This is the kind of story that could only happen in a placid, affluent burg like Leawood. In 2012, Adlynn and Robert Harte were growing tomatoes in the basement of their Leawood home. To add to the intrigue, the Hartes were both former CIA agents.
A trip to a hydroponics gardening store drew the attention of local law enforcement officers who would seem to have had too much time on their hands. Johnson County Sheriff’s Office deputies subsequently snatched trash bags from outside the couple’s Leawood home that contained, among other items, brewed loose tea. Deputies claimed that the tea tested positive for marijuana traces. The tests inspired a judge to issue a search warrant.
Armed officers executed that warrant while the couples’ two young children were at home. Authorities timed the raid to coincide with a press conference highlighting a local crackdown on marijuana trafficking.

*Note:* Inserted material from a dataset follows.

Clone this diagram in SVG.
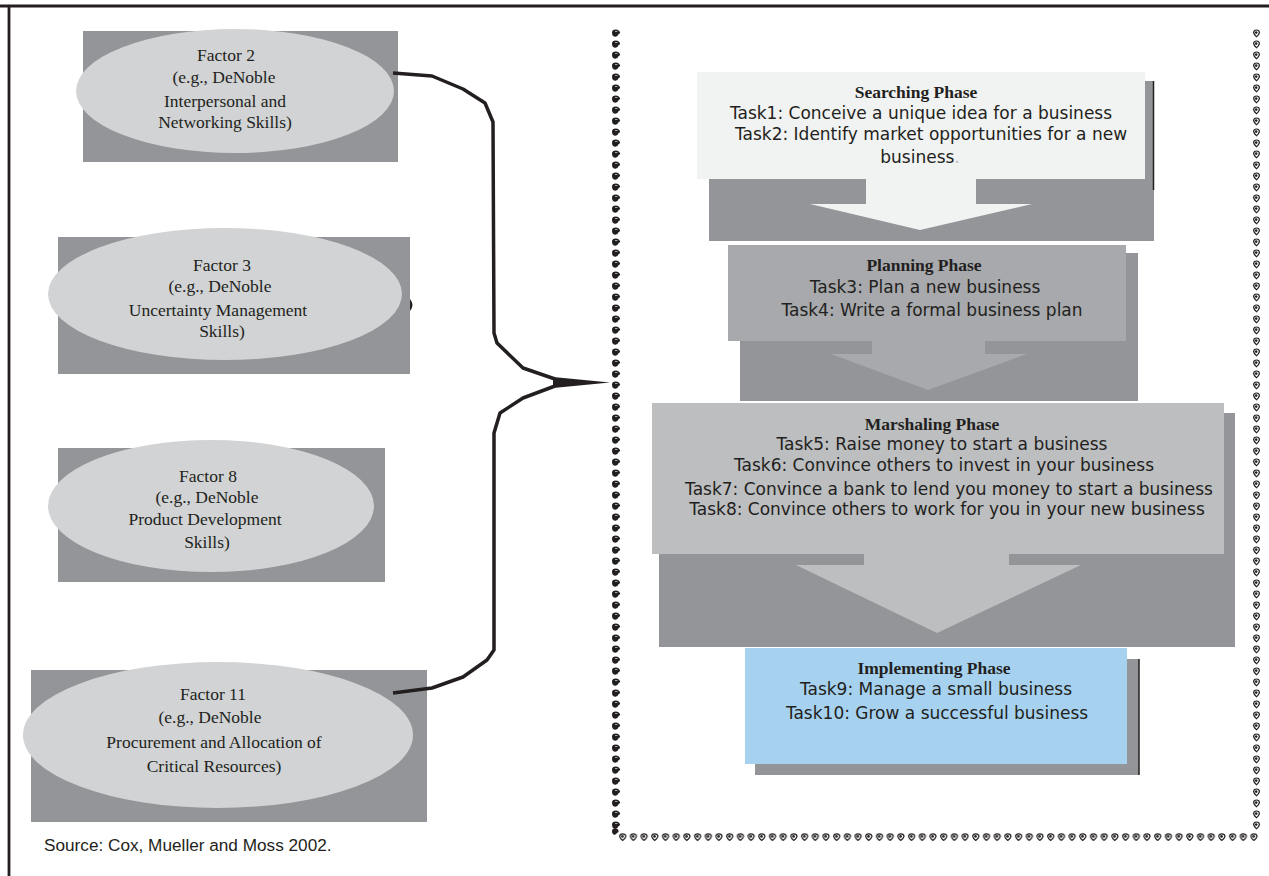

After a dog-assisted search lasting more than two hours, all that law enforcement was able to find were the tomato plants in the basement that the Hartes were growing with the assistance of the hydroponic technology.
The Hartes filed suit in 2013, contending that the deputies lied in order to get the search warrant. One court threw out the case, and another court reinstated it. This past week, the Hartes got their day in court.
The defense team contended that the the search was legal and valid, that it lasted only a shade over two hours, and that it did not result in $7 million worth of pain and suffering. The jury agreed. After a day of deliberation, they found that the deputies had not lied and that the Hartes were not entitled to monetary damages.
“Although they are understandably disappointed in the outcome, they know that standing up for their rights as citizens was important — not only for themselves and their family, but also to preserve the vitality of the Fourth Amendment for all citizens,” the Hartes’ attorneys said in their statement. “They will never forget the day of the raid, and they believe their speaking out has helped to bring about positive change in Kansas’ open records law and in police practices.”
This would seem like one of those rare cases where the plaintiffs were right to sue, and the jury was right to reject their demands. It also reminds those paying attention that if Kansas City, Missouri, is under-policed, Johnson County may well be over-policed.